Scaringe's decision to personally oversee marketing suggests he knows exactly what's at stake. The CEO already manages what he described as a "large number" of direct reports, according to a Decoder podcast interview last year. Now he's adding the heads of Rivian's "marketing experiences" team and creative studio to that list.
But the restructuring goes deeper than just marketing. Rivian is consolidating its entire customer-facing operations, moving vehicle operations into the service division and folding delivery and mobile operations into sales.

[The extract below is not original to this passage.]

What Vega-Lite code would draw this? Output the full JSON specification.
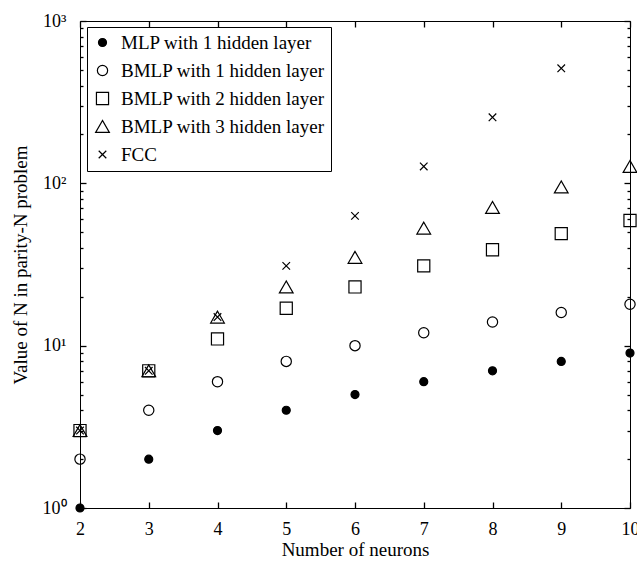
{
  "$schema": "https://vega.github.io/schema/vega-lite/v6.json",
  "autosize": {"type": "none"},
  "padding": {"left": 80, "top": 21, "right": 7, "bottom": 57},
  "width": 550,
  "height": 487,
  "background": "white",
  "config": {
    "view": {"stroke": "black", "strokeWidth": 1},
    "font": "Liberation Serif",
    "axis": {
      "domainColor": "black",
      "labelColor": "black",
      "titleColor": "black",
      "labelFont": "Liberation Serif",
      "titleFont": "Liberation Serif",
      "titleFontWeight": "normal",
      "grid": false
    },
    "legend": {
      "labelFont": "Liberation Serif",
      "labelColor": "black"
    }
  },
  "data": {
    "values": [
      {"n": 2, "v": 1, "s": "MLP with 1 hidden layer"},
      {"n": 3, "v": 2, "s": "MLP with 1 hidden layer"},
      {"n": 4, "v": 3, "s": "MLP with 1 hidden layer"},
      {"n": 5, "v": 4, "s": "MLP with 1 hidden layer"},
      {"n": 6, "v": 5, "s": "MLP with 1 hidden layer"},
      {"n": 7, "v": 6, "s": "MLP with 1 hidden layer"},
      {"n": 8, "v": 7, "s": "MLP with 1 hidden layer"},
      {"n": 9, "v": 8, "s": "MLP with 1 hidden layer"},
      {"n": 10, "v": 9, "s": "MLP with 1 hidden layer"},
      {"n": 2, "v": 2, "s": "BMLP with 1 hidden layer"},
      {"n": 3, "v": 4, "s": "BMLP with 1 hidden layer"},
      {"n": 4, "v": 6, "s": "BMLP with 1 hidden layer"},
      {"n": 5, "v": 8, "s": "BMLP with 1 hidden layer"},
      {"n": 6, "v": 10, "s": "BMLP with 1 hidden layer"},
      {"n": 7, "v": 12, "s": "BMLP with 1 hidden layer"},
      {"n": 8, "v": 14, "s": "BMLP with 1 hidden layer"},
      {"n": 9, "v": 16, "s": "BMLP with 1 hidden layer"},
      {"n": 10, "v": 18, "s": "BMLP with 1 hidden layer"},
      {"n": 2, "v": 3, "s": "BMLP with 2 hidden layer"},
      {"n": 3, "v": 7, "s": "BMLP with 2 hidden layer"},
      {"n": 4, "v": 11, "s": "BMLP with 2 hidden layer"},
      {"n": 5, "v": 17, "s": "BMLP with 2 hidden layer"},
      {"n": 6, "v": 23, "s": "BMLP with 2 hidden layer"},
      {"n": 7, "v": 31, "s": "BMLP with 2 hidden layer"},
      {"n": 8, "v": 39, "s": "BMLP with 2 hidden layer"},
      {"n": 9, "v": 49, "s": "BMLP with 2 hidden layer"},
      {"n": 10, "v": 59, "s": "BMLP with 2 hidden layer"},
      {"n": 2, "v": 3, "s": "BMLP with 3 hidden layer"},
      {"n": 3, "v": 7, "s": "BMLP with 3 hidden layer"},
      {"n": 4, "v": 15, "s": "BMLP with 3 hidden layer"},
      {"n": 5, "v": 23, "s": "BMLP with 3 hidden layer"},
      {"n": 6, "v": 35, "s": "BMLP with 3 hidden layer"},
      {"n": 7, "v": 53, "s": "BMLP with 3 hidden layer"},
      {"n": 8, "v": 71, "s": "BMLP with 3 hidden layer"},
      {"n": 9, "v": 95, "s": "BMLP with 3 hidden layer"},
      {"n": 10, "v": 127, "s": "BMLP with 3 hidden layer"},
      {"n": 2, "v": 3, "s": "FCC"},
      {"n": 3, "v": 7, "s": "FCC"},
      {"n": 4, "v": 15, "s": "FCC"},
      {"n": 5, "v": 31, "s": "FCC"},
      {"n": 6, "v": 63, "s": "FCC"},
      {"n": 7, "v": 127, "s": "FCC"},
      {"n": 8, "v": 255, "s": "FCC"},
      {"n": 9, "v": 511, "s": "FCC"}
    ]
  },
  "layer": [
    {
      "mark": {"type": "point", "opacity": 0},
      "encoding": {
        "x": {
          "field": "n", "type": "quantitative",
          "scale": {"domain": [2, 10], "nice": false},
          "axis": {"orient": "top", "values": [2,3,4,5,6,7,8,9,10], "labels": false, "ticks": true, "tickColor": "black", "tickWidth": 1.3, "tickSize": 6, "offset": -6, "domain": false, "title": null}
        },
        "y": {
          "field": "v", "type": "quantitative",
          "scale": {"type": "log", "domain": [1, 1000], "nice": false},
          "axis": {"orient": "right", "values": [1,10,100,1000], "labels": false, "ticks": true, "tickColor": "black", "tickWidth": 1.3, "domain": false, "title": null, "tickSize": 6, "offset": -6}
        }
      }
    },
    {
      "mark": {"type": "point", "opacity": 0},
      "encoding": {
        "x": {"field": "n", "type": "quantitative", "axis": null},
        "y": {
          "field": "v", "type": "quantitative",
          "axis": {"orient": "right", "values": [2,3,4,5,6,7,8,9,20,30,40,50,60,70,80,90,200,300,400,500,600,700,800,900], "labels": false, "ticks": true, "tickColor": "black", "tickWidth": 1.3, "domain": false, "title": null, "tickSize": 3, "offset": -3}
        }
      }
    },
    {
      "mark": {"type": "point", "opacity": 0},
      "encoding": {
        "x": {"field": "n", "type": "quantitative", "axis": null},
        "y": {
          "field": "v", "type": "quantitative",
          "axis": {"orient": "left", "values": [2,3,4,5,6,7,8,9,20,30,40,50,60,70,80,90,200,300,400,500,600,700,800,900], "labels": false, "ticks": true, "tickColor": "black", "tickWidth": 1.3, "domain": false, "title": null, "tickSize": 3, "offset": -3}
        }
      }
    },
    {
      "mark": {"type": "point", "strokeWidth": 1.2, "opacity": 1},
      "encoding": {
        "x": {
          "field": "n", "type": "quantitative",
          "axis": {
            "orient": "bottom", "values": [2,3,4,5,6,7,8,9,10], "ticks": true, "tickColor": "black", "tickWidth": 1.3, "tickSize": 6, "offset": -6, "domain": false,
            "labelFontSize": 18, "labelPadding": 12, "labelFlush": false,
            "title": "Number of neurons", "titleFontSize": 19, "titlePadding": 2
          }
        },
        "y": {
          "field": "v", "type": "quantitative",
          "axis": {
            "orient": "left",
            "values": [1,10,100,1000],
            "ticks": true, "tickColor": "black", "tickWidth": 1.3, "tickSize": 6, "offset": -6, "domain": false,
            "labelExpr": "datum.value === 1 ? '10⁰' : datum.value === 10 ? '10¹' : datum.value === 100 ? '10²' : '10³'",
            "labelFontSize": 18, "labelPadding": 14, "labelFlush": false,
            "title": "Value of N in parity-N problem", "titleFontSize": 19, "titlePadding": 12
          }
        },
        "shape": {
          "field": "s", "type": "nominal",
          "scale": {
            "domain": ["MLP with 1 hidden layer", "BMLP with 1 hidden layer", "BMLP with 2 hidden layer", "BMLP with 3 hidden layer", "FCC"],
            "range": ["circle", "circle", "square", "triangle-up", "M-0.5,-0.5L0.5,0.5M-0.5,0.5L0.5,-0.5"]
          },
          "legend": {
            "title": null, "orient": "none", "legendX": 7, "legendY": 6,
            "strokeColor": "black", "fillColor": "white", "padding": 6,
            "labelFontSize": 19, "labelOffset": 9, "labelLimit": 400, "rowPadding": 8, "symbolStrokeWidth": 1.2
          }
        },
        "fill": {
          "field": "s", "type": "nominal",
          "scale": {
            "domain": ["MLP with 1 hidden layer", "BMLP with 1 hidden layer", "BMLP with 2 hidden layer", "BMLP with 3 hidden layer", "FCC"],
            "range": ["black", "transparent", "transparent", "transparent", "transparent"]
          }
        },
        "stroke": {
          "field": "s", "type": "nominal",
          "scale": {
            "domain": ["MLP with 1 hidden layer", "BMLP with 1 hidden layer", "BMLP with 2 hidden layer", "BMLP with 3 hidden layer", "FCC"],
            "range": ["black", "black", "black", "black", "black"]
          }
        },
        "size": {
          "field": "s", "type": "nominal",
          "scale": {
            "domain": ["MLP with 1 hidden layer", "BMLP with 1 hidden layer", "BMLP with 2 hidden layer", "BMLP with 3 hidden layer", "FCC"],
            "range": [64, 230, 180, 240, 56]
          }
        }
      }
    }
  ],
  "resolve": {"axis": {"x": "independent", "y": "independent"}}
}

The goal, Scaringe explained, is creating "a single touchpoint throughout the entire sales process and to delivery."
It's a page from Tesla's playbook, where Elon Musk famously eliminated traditional dealerships in favor of direct sales. But Tesla had the luxury of building that system from scratch during friendlier times for EVs. Rivian is retrofitting mid-crisis.

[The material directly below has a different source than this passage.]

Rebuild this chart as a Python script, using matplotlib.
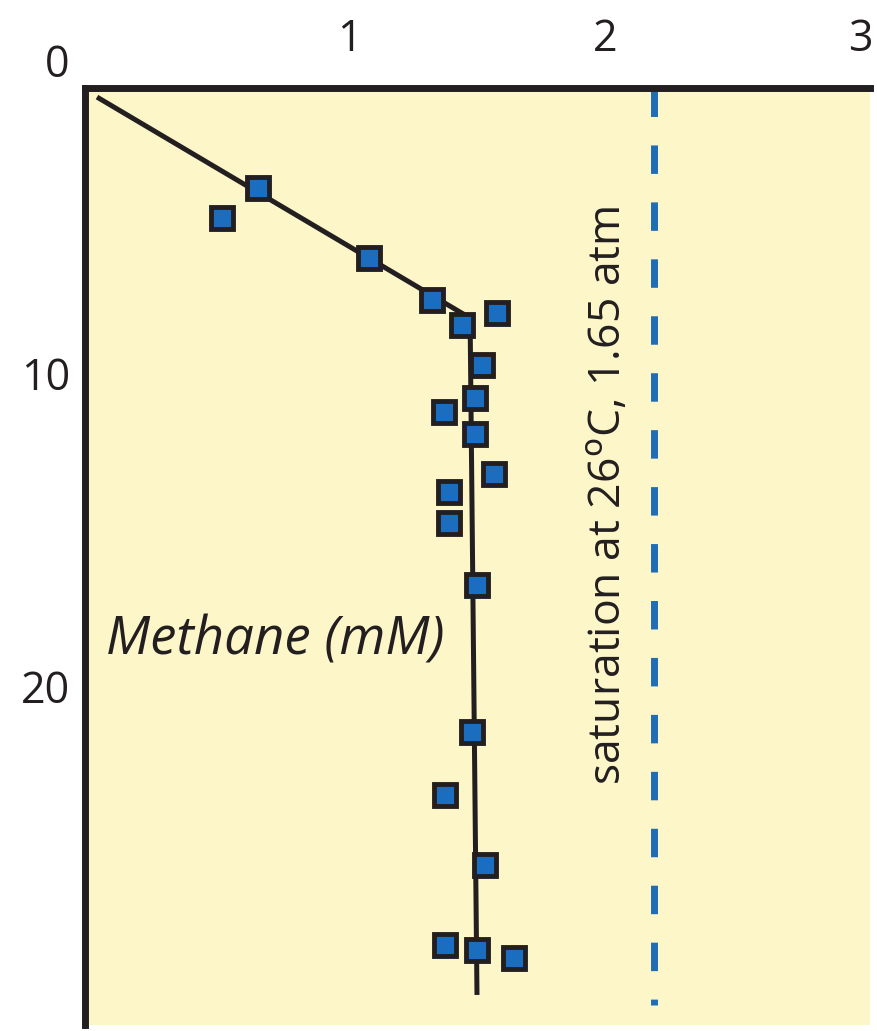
import matplotlib
matplotlib.use("Agg")
import matplotlib.pyplot as plt

# Data (methane concentration in mM vs depth)
methane_mM = [0.642, 0.501, 1.076, 1.323, 1.440, 1.577, 1.519, 1.491, 1.370, 1.491,
              1.566, 1.389, 1.389, 1.499, 1.479, 1.374, 1.530, 1.374, 1.499, 1.644]
depth = [3.19, 4.15, 5.43, 6.77, 7.57, 7.19, 8.85, 9.90, 10.35, 11.05,
         12.33, 12.91, 13.90, 15.88, 20.58, 22.59, 24.82, 27.38, 27.54, 27.80]

fit_x = [0.012, 1.472, 1.499]
fit_depth = [0.29, 7.35, 28.98]

saturation_x = 2.19
saturation_depth = [0.0, 29.3]

x_ticks = [1, 2, 3]
x_ticklabels = ["1", "2", "3"]
y_ticks = [0, 10, 20]
y_ticklabels = ["0", "10", "20"]

W, H = 878, 1031
fig = plt.figure(figsize=(W / 100, H / 100), dpi=100)
left, right, top, bottom = 85, 870, 88, 1025
ax = fig.add_axes([left / W, 1 - bottom / H, (right - left) / W, (bottom - top) / H])
ax.set_facecolor("#FDF6C9")

ax.set_xlim(-0.035, 3.037)
ax.set_ylim(29.94, 0)

dark = "#231f20"
blue = "#1a6dbf"

ax.plot([saturation_x, saturation_x], saturation_depth, color="#1f6db5", lw=5,
        dashes=(4.1, 4.1), solid_capstyle="butt", zorder=2)
ax.plot(fit_x, fit_depth, color=dark, lw=3.6, solid_capstyle="butt",
        solid_joinstyle="miter", zorder=3)
ax.plot(methane_mM, depth, ls="none", marker="s", markersize=16.5,
        markerfacecolor=blue, markeredgecolor=dark, markeredgewidth=3.5, zorder=4)

for s in ["right", "bottom"]:
    ax.spines[s].set_visible(False)
for s in ["top", "left"]:
    ax.spines[s].set_linewidth(5)
    ax.spines[s].set_color(dark)
    ax.spines[s].set_capstyle("projecting")

font = "Open Sans"
ax.xaxis.tick_top()
ax.set_xticks(x_ticks)
ax.set_xticklabels(x_ticklabels, fontsize=31, family=font, color=dark)
ax.set_yticks(y_ticks)
ax.set_yticklabels(y_ticklabels, fontsize=31, family=font, color=dark, va="bottom")
ax.tick_params(axis="x", length=0, pad=19)
ax.tick_params(axis="y", length=0, pad=11)

ax.text(2.02, 13.0, "saturation at 26$^{\\mathrm{o}}$C, 1.65 atm", rotation=90,
        ha="center", va="center", fontsize=32, family=font, color=dark)
ax.text(0.708, 17.67, "Methane (mM)", ha="center", va="center", fontsize=38,
        family=font, style="italic", color=dark)

fig.savefig("out.png", dpi=100)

The timing couldn't be more challenging. President Trump's return has already spooked EV investors, with his promises to eliminate federal EV incentives and impose new tariffs on battery materials. Ford recently scaled back its EV plans, while GM pushed back several electric model launches. Even Tesla saw its stock wobble on policy uncertainty.
For Rivian, which burned through $1.4 billion in cash last quarter alone, the political headwinds compound existing operational challenges. The company has struggled with production ramp-up, supply chain issues, and the basic economics of building vehicles at scale. The R2 represents a bet that lower prices can unlock the demand needed to justify those massive upfront investments.
Scaringe's marketing takeover also reflects a broader trend among startup CEOs taking direct control of customer-facing functions during tough times. When survival is on the line, founders often decide they can't delegate the message that might make or break the company.
The question now is whether Rivian can execute flawlessly on the R2 launch while managing a leaner organization. The company has until 2026 to prove that mass-market EVs can work outside of Tesla's ecosystem, but the window for error just got a lot smaller.
Scaringe's dual role as CEO and interim CMO isn't just about cost-cutting - it's about survival. With the R2 launch determining whether Rivian becomes the next Tesla challenger or another cautionary tale, the founder is betting he can personally steer both the company's strategy and its story. The next 18 months will show if that hands-on approach can overcome the brutal economics facing every EV startup not named Tesla.